Berlin soon realized that he earned more money selling newspapers if he also sang songs. He noticed the sorts of songs that earned him the most—well-known tunes with simple words. Eventually he began to sing more instead of selling newspapers, taking singing jobs at saloons and restaurants. He taught himself to play piano by picking out tunes after closing (although he never learned to play in more than one key).
As a singer, Berlin began to change songs to make their rhythms more likable or to make a parody of a hit song. He also began to write his own songs. By age 20, Berlin had been noticed by a few important people and began to be an important songwriter.
With his simple, uncomplicated music and lyrics, Irving Berlin became world famous. He wrote about 1,500 songs, including scores for 19 Broadway shows and 18 Hollywood films. His songs were nominated eight times for Academy Awards. Some of his most famous songs include “White Christmas,” “There's No Business Like Show Business,” and “God Bless America.”
The great George Gershwin called Berlin the “greatest songwriter that has ever lived.”
All of that with no musical schooling—and only two years of schooling at all!
More about parodies...
I said before that Irving Berlin used to create parodies of hit songs.

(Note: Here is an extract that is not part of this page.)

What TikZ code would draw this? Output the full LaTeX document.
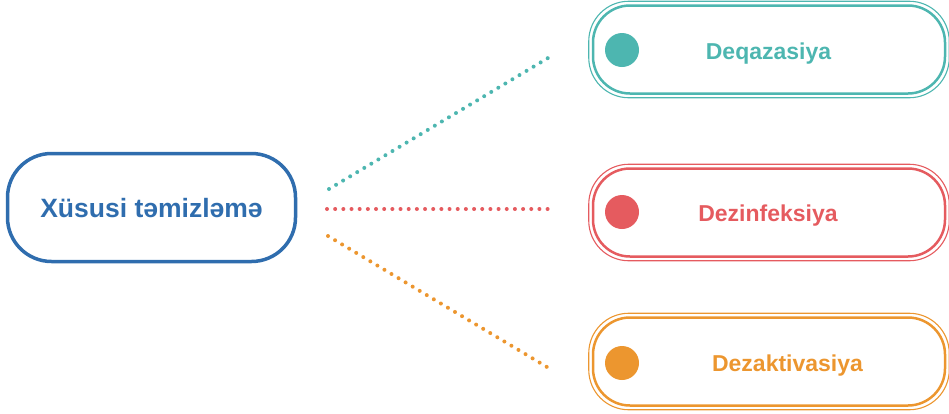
\documentclass[tikz,border=0pt]{standalone}
\usepackage{fontspec}
\setmainfont{Liberation Sans}
\definecolor{cblue}{HTML}{2F6DAE}
\definecolor{cteal}{HTML}{4DB6B0}
\definecolor{cred}{HTML}{E55B5F}
\definecolor{corange}{HTML}{EC962F}
\begin{document}
\begin{tikzpicture}[x=1pt,y=-1pt,
  mainbox/.style={draw=cblue, line width=3.5pt, rounded corners=44pt, minimum width=288pt, minimum height=108pt, inner sep=0pt},
  catbox/.style={draw=#1, line width=2.5pt, rounded corners=37pt, minimum width=352pt, minimum height=88pt, inner sep=0pt},
  outerline/.style={draw=#1, line width=1.1pt, rounded corners=40pt},
  dotline/.style={draw=#1, line width=4pt, line cap=round},
  dotc/.style={circle, fill=#1, minimum size=34pt, inner sep=0pt},
  lbl/.style={text=#1, font=\bfseries\fontsize{23}{26}\selectfont, anchor=base, inner sep=0pt}
]
\useasboundingbox (0,0) rectangle (949,413);
% main node
\node[mainbox] (main) at (151.5,207.5) {};
\node[text=cblue, font=\bfseries\fontsize{26.5}{30}\selectfont, anchor=base, inner sep=0pt] (maintxt) at (151.5,217.7) {Xüsusi təmizləmə};
% category boxes
\node[catbox=cteal] (deq) at (769,49.5) {};
\draw[outerline=cteal] ([shift={(-3,-3)}]deq.north west) rectangle ([shift={(3,3)}]deq.south east);
\node[dotc=cteal] (deqdot) at (622,50) {};
\node[lbl=cteal] (deqtxt) at (768.5,59.3) {Deqazasiya};

\node[catbox=cred] (dez) at (769,212.5) {};
\draw[outerline=cred] ([shift={(-3,-3)}]dez.north west) rectangle ([shift={(3,3)}]dez.south east);
\node[dotc=cred] (dezdot) at (622,212) {};
\node[lbl=cred] (deztxt) at (768,221.7) {Dezinfeksiya};

\node[catbox=corange] (dea) at (769,361.5) {};
\draw[outerline=corange] ([shift={(-3,-3)}]dea.north west) rectangle ([shift={(3,3)}]dea.south east);
\node[dotc=corange] (deadot) at (622,363) {};
\node[lbl=corange] (deatxt) at (787.5,371) {Dezaktivasiya};
% connector ends
\coordinate (s1) at (329,189);
\coordinate (e1) at (548,58);
\coordinate (s2) at (327,209);
\coordinate (e2) at (548,209);
\coordinate (s3) at (328,236);
\coordinate (e3) at (547,367);
\draw[dotline=cteal, dash pattern=on 0pt off 8.22pt] (s1) -- (e1);
\draw[dotline=cred, dash pattern=on 0pt off 8.17pt] (s2) -- (e2);
\draw[dotline=corange, dash pattern=on 0pt off 8.22pt] (s3) -- (e3);
\end{tikzpicture}
\end{document}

A parody is a song that imitates another (usually well-known) song, making changes for a humorous effect. A parody can be called a “spoof,” gently teasing either the original song or some aspect of popular culture or politics or...well, anything at all, I suppose! You can enjoy some parodies by listening to the music of “Weird Al” Yankovic. His humorous songs and parodies are so popular, Yankovic has sold more albums than any other comedy act in history.
Weird Al has his own You Tube channel. I like the song “Craig's List,” which spoofs one my teenage-self's favorite bands, The Doors. Another favorite is “The Saga Begins” – a Star Wars spoof.

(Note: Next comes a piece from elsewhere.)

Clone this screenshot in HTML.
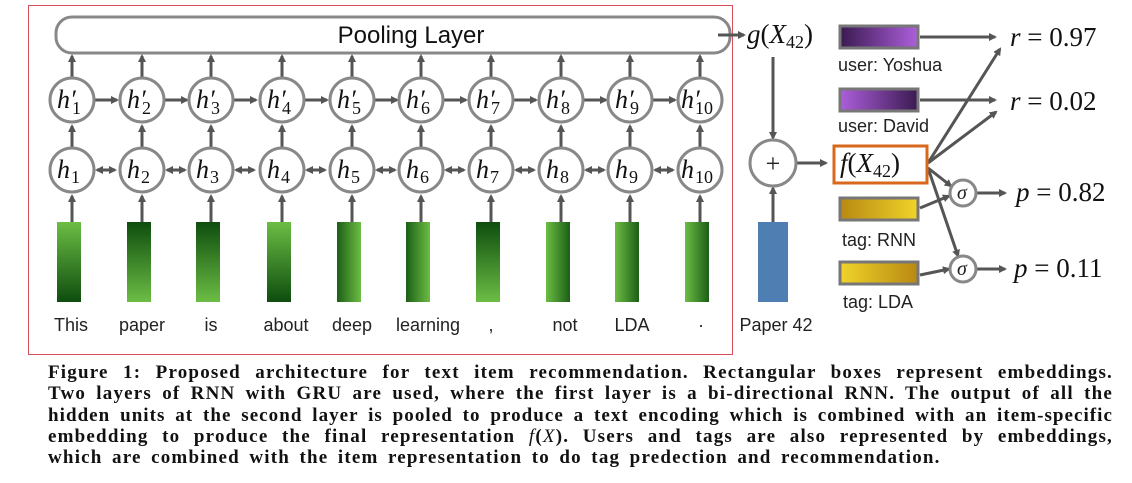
<!DOCTYPE html>
<html><head><meta charset="utf-8"><style>
body{margin:0;background:#fff;width:1132px;height:483px;overflow:hidden;position:relative}
.cap{position:absolute;left:48px;width:1065px;font-family:"Liberation Serif",serif;font-weight:bold;font-size:19px;letter-spacing:1.2px;word-spacing:3.5px;color:#111;line-height:21.3px;top:362px}
.cap div{text-align:justify;text-align-last:justify;white-space:nowrap}
.cap div.l{text-align-last:left}
</style></head><body>
<svg width="1132" height="360" style="position:absolute;left:0;top:0" font-family="Liberation Sans, sans-serif">
<defs>
<marker id="a" markerWidth="8" markerHeight="8" refX="6" refY="4" orient="auto" markerUnits="userSpaceOnUse"><path d="M0,0 L8,4 L0,8 z" fill="#555"/></marker>
<marker id="b" markerWidth="8" markerHeight="8" refX="2" refY="4" orient="auto" markerUnits="userSpaceOnUse"><path d="M8,0 L0,4 L8,8 z" fill="#555"/></marker>
<linearGradient id="gv1" x1="0" y1="0" x2="0" y2="1"><stop offset="0" stop-color="#6cbd45"/><stop offset="1" stop-color="#0e4d0e"/></linearGradient>
<linearGradient id="gv2" x1="0" y1="0" x2="0" y2="1"><stop offset="0" stop-color="#0e4d0e"/><stop offset="1" stop-color="#6cbd45"/></linearGradient>
<linearGradient id="gh1" x1="0" y1="0" x2="1" y2="0"><stop offset="0" stop-color="#1c5e16"/><stop offset="1" stop-color="#6cbd45"/></linearGradient>
<linearGradient id="gh2" x1="0" y1="0" x2="1" y2="0"><stop offset="0" stop-color="#6cbd45"/><stop offset="1" stop-color="#1c5e16"/></linearGradient>
<linearGradient id="p1" x1="0" y1="0" x2="1" y2="0"><stop offset="0" stop-color="#3a1a50"/><stop offset="1" stop-color="#ad5fdc"/></linearGradient>
<linearGradient id="p2" x1="0" y1="0" x2="1" y2="0"><stop offset="0" stop-color="#ad5fdc"/><stop offset="1" stop-color="#3a1a50"/></linearGradient>
<linearGradient id="y1" x1="0" y1="0" x2="1" y2="0"><stop offset="0" stop-color="#b88812"/><stop offset="1" stop-color="#f0d42a"/></linearGradient>
<linearGradient id="y2" x1="0" y1="0" x2="1" y2="0"><stop offset="0" stop-color="#f0d42a"/><stop offset="1" stop-color="#b88812"/></linearGradient>
</defs>
<rect x="28.5" y="5.5" width="704" height="349" fill="none" stroke="#d9505a" stroke-width="1"/>
<rect x="56" y="17" width="674" height="36" rx="16" fill="#fff" stroke="#888" stroke-width="3"/>
<text x="411" y="43" font-size="24" text-anchor="middle" fill="#111">Pooling Layer</text>
<g stroke="#555" stroke-width="3" fill="none">
<line x1="72" y1="222" x2="72" y2="196" marker-end="url(#a)"/>
<line x1="142" y1="222" x2="142" y2="196" marker-end="url(#a)"/>
<line x1="211" y1="222" x2="211" y2="196" marker-end="url(#a)"/>
<line x1="282" y1="222" x2="282" y2="196" marker-end="url(#a)"/>
<line x1="352" y1="222" x2="352" y2="196" marker-end="url(#a)"/>
<line x1="421" y1="222" x2="421" y2="196" marker-end="url(#a)"/>
<line x1="491" y1="222" x2="491" y2="196" marker-end="url(#a)"/>
<line x1="561" y1="222" x2="561" y2="196" marker-end="url(#a)"/>
<line x1="630" y1="222" x2="630" y2="196" marker-end="url(#a)"/>
<line x1="700" y1="222" x2="700" y2="196" marker-end="url(#a)"/>
</g>
<g id="col" stroke="#555" stroke-width="3">
<line x1="72" y1="147" x2="72" y2="126" marker-end="url(#a)"/>
<line x1="72" y1="77" x2="72" y2="56" marker-end="url(#a)"/>
</g>
<use href="#col" x="70"/><use href="#col" x="139"/><use href="#col" x="210"/><use href="#col" x="280"/><use href="#col" x="349"/><use href="#col" x="419"/><use href="#col" x="489"/><use href="#col" x="558"/><use href="#col" x="628"/>
<g id="hz" stroke="#555" stroke-width="3">
<line x1="95" y1="100" x2="117" y2="100" marker-end="url(#a)"/>
<line x1="97" y1="170" x2="115" y2="170" marker-end="url(#a)" marker-start="url(#b)"/>
</g>
<use href="#hz" x="70"/><use href="#hz" x="139"/><use href="#hz" x="210"/><use href="#hz" x="280"/><use href="#hz" x="349"/><use href="#hz" x="419"/><use href="#hz" x="489"/><use href="#hz" x="558"/>
<g fill="#fff" stroke="#888" stroke-width="3">
<circle cx="72" cy="100" r="22"/><circle cx="142" cy="100" r="22"/><circle cx="211" cy="100" r="22"/><circle cx="282" cy="100" r="22"/><circle cx="352" cy="100" r="22"/><circle cx="421" cy="100" r="22"/><circle cx="491" cy="100" r="22"/><circle cx="561" cy="100" r="22"/><circle cx="630" cy="100" r="22"/><circle cx="700" cy="100" r="22"/>
<circle cx="72" cy="170" r="22"/><circle cx="142" cy="170" r="22"/><circle cx="211" cy="170" r="22"/><circle cx="282" cy="170" r="22"/><circle cx="352" cy="170" r="22"/><circle cx="421" cy="170" r="22"/><circle cx="491" cy="170" r="22"/><circle cx="561" cy="170" r="22"/><circle cx="630" cy="170" r="22"/><circle cx="700" cy="170" r="22"/>
</g>
<g font-family="Liberation Serif, serif" fill="#111">
<g font-size="26" font-style="italic">
<text x="57" y="108">h′</text><text x="127" y="108">h′</text><text x="196" y="108">h′</text><text x="267" y="108">h′</text><text x="337" y="108">h′</text><text x="406" y="108">h′</text><text x="476" y="108">h′</text><text x="546" y="108">h′</text><text x="615" y="108">h′</text><text x="681" y="108">h′</text>
<text x="57" y="178">h</text><text x="127" y="178">h</text><text x="196" y="178">h</text><text x="267" y="178">h</text><text x="337" y="178">h</text><text x="406" y="178">h</text><text x="476" y="178">h</text><text x="546" y="178">h</text><text x="615" y="178">h</text><text x="681" y="178">h</text>
</g>
<g font-size="18">
<text x="72" y="114">1</text><text x="142" y="114">2</text><text x="211" y="114">3</text><text x="282" y="114">4</text><text x="352" y="114">5</text><text x="421" y="114">6</text><text x="491" y="114">7</text><text x="561" y="114">8</text><text x="630" y="114">9</text><text x="695" y="114">10</text>
<text x="71" y="183">1</text><text x="141" y="183">2</text><text x="210" y="183">3</text><text x="281" y="183">4</text><text x="351" y="183">5</text><text x="420" y="183">6</text><text x="490" y="183">7</text><text x="560" y="183">8</text><text x="629" y="183">9</text><text x="695" y="183">10</text>
</g>
</g>
<rect x="57" y="222" width="24" height="80" fill="url(#gv1)"/>
<rect x="127" y="222" width="24" height="80" fill="url(#gv2)"/>
<rect x="196" y="222" width="24" height="80" fill="url(#gv2)"/>
<rect x="267" y="222" width="24" height="80" fill="url(#gv1)"/>
<rect x="337" y="222" width="24" height="80" fill="url(#gh1)"/>
<rect x="406" y="222" width="24" height="80" fill="url(#gh1)"/>
<rect x="476" y="222" width="24" height="80" fill="url(#gv2)"/>
<rect x="546" y="222" width="24" height="80" fill="url(#gh2)"/>
<rect x="615" y="222" width="24" height="80" fill="url(#gh2)"/>
<rect x="685" y="222" width="24" height="80" fill="url(#gh2)"/>
<g font-size="18" fill="#222" text-anchor="middle">
<text x="71" y="331">This</text><text x="142" y="331">paper</text><text x="211" y="331">is</text><text x="286" y="331">about</text><text x="352" y="331">deep</text><text x="428" y="331">learning</text><text x="491" y="331">,</text><text x="565" y="331">not</text><text x="632" y="331">LDA</text><text x="701" y="331">·</text>
<text x="776" y="331">Paper 42</text>
</g>
<g stroke="#555" stroke-width="3" fill="none">
<line x1="718" y1="35" x2="744" y2="35" marker-end="url(#a)"/>
<line x1="773" y1="57" x2="773" y2="138" marker-end="url(#a)"/>
<line x1="773" y1="222" x2="773" y2="188" marker-end="url(#a)"/>
<line x1="796" y1="163" x2="826" y2="163" marker-end="url(#a)"/>
<line x1="920" y1="37" x2="995" y2="37" marker-end="url(#a)"/>
<line x1="920" y1="100" x2="995" y2="100" marker-end="url(#a)"/>
<line x1="928" y1="163" x2="1000" y2="49" marker-end="url(#a)"/>
<line x1="928" y1="163" x2="996" y2="112" marker-end="url(#a)"/>
<line x1="928" y1="168" x2="951" y2="186" marker-end="url(#a)"/>
<line x1="928" y1="168" x2="958" y2="256" marker-end="url(#a)"/>
<line x1="920" y1="208" x2="949" y2="196" marker-end="url(#a)"/>
<line x1="920" y1="275" x2="949" y2="269" marker-end="url(#a)"/>
<line x1="977" y1="193" x2="1005" y2="193" marker-end="url(#a)"/>
<line x1="977" y1="269" x2="1005" y2="269" marker-end="url(#a)"/>
</g>
<circle cx="773" cy="163" r="23" fill="#fff" stroke="#888" stroke-width="3"/>
<text x="773" y="172" font-size="26" text-anchor="middle" font-family="Liberation Serif, serif" fill="#222">+</text>
<rect x="758" y="222" width="30" height="80" fill="#4f7fb2"/>
<circle cx="963" cy="193" r="13" fill="#fff" stroke="#888" stroke-width="3"/>
<circle cx="963" cy="269" r="13" fill="#fff" stroke="#888" stroke-width="3"/>
<g font-family="Liberation Serif, serif" font-style="italic" fill="#222">
<text x="957" y="199" font-size="20">σ</text><text x="957" y="275" font-size="20">σ</text>
</g>
<rect x="834" y="146" width="93" height="37" fill="#fff" stroke="#d8681e" stroke-width="3"/>
<g font-family="Liberation Serif, serif" fill="#111" font-size="27">
<text x="747" y="43"><tspan font-style="italic">g</tspan>(<tspan font-style="italic">X</tspan><tspan font-size="18" dy="5">42</tspan><tspan dy="-5">)</tspan></text>
<text x="840" y="172"><tspan font-style="italic">f</tspan>(<tspan font-style="italic">X</tspan><tspan font-size="18" dy="5">42</tspan><tspan dy="-5">)</tspan></text>
<text x="1010" y="46"><tspan font-style="italic">r</tspan> = 0.97</text>
<text x="1010" y="110"><tspan font-style="italic">r</tspan> = 0.02</text>
<text x="1016" y="201"><tspan font-style="italic">p</tspan> = 0.82</text>
<text x="1014" y="277"><tspan font-style="italic">p</tspan> = 0.11</text>
</g>
<g stroke="#777" stroke-width="3">
<rect x="840" y="26" width="78" height="22" fill="url(#p1)"/>
<rect x="840" y="89" width="78" height="22" fill="url(#p2)"/>
<rect x="840" y="198" width="78" height="22" fill="url(#y1)"/>
<rect x="840" y="262" width="78" height="22" fill="url(#y2)"/>
</g>
<g font-size="18" fill="#222">
<text x="838" y="71">user: Yoshua</text>
<text x="838" y="132">user: David</text>
<text x="842" y="246">tag: RNN</text>
<text x="843" y="308">tag: LDA</text>
</g>
</svg>
<div class="cap">
<div>Figure 1: Proposed architecture for text item recommendation. Rectangular boxes represent embeddings.</div>
<div>Two layers of RNN with GRU are used, where the first layer is a bi-directional RNN. The output of all the</div>
<div style="letter-spacing:1.05px;word-spacing:2.5px">hidden units at the second layer is pooled to produce a text encoding which is combined with an item-specific</div>
<div>embedding to produce the final representation <span style="font-weight:normal;font-style:italic">f</span>(<span style="font-weight:normal;font-style:italic">X</span>). Users and tags are also represented by embeddings,</div>
<div class="l">which are combined with the item representation to do tag predection and recommendation.</div>
</div>
</body></html>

Listen to some Irving Berlin songs.
This tribute by the Carol Burnett Show includes a lot of Berlin's songs. It's old fashioned and maybe cheesy, but I found it fun. It was created for Berlin's 85th birthday, and the participants may have assumed that he was nearing the end of his life—but they would have been wrong. Berlin lived another 16 years!
Write a song—or, better yet, write a song parody!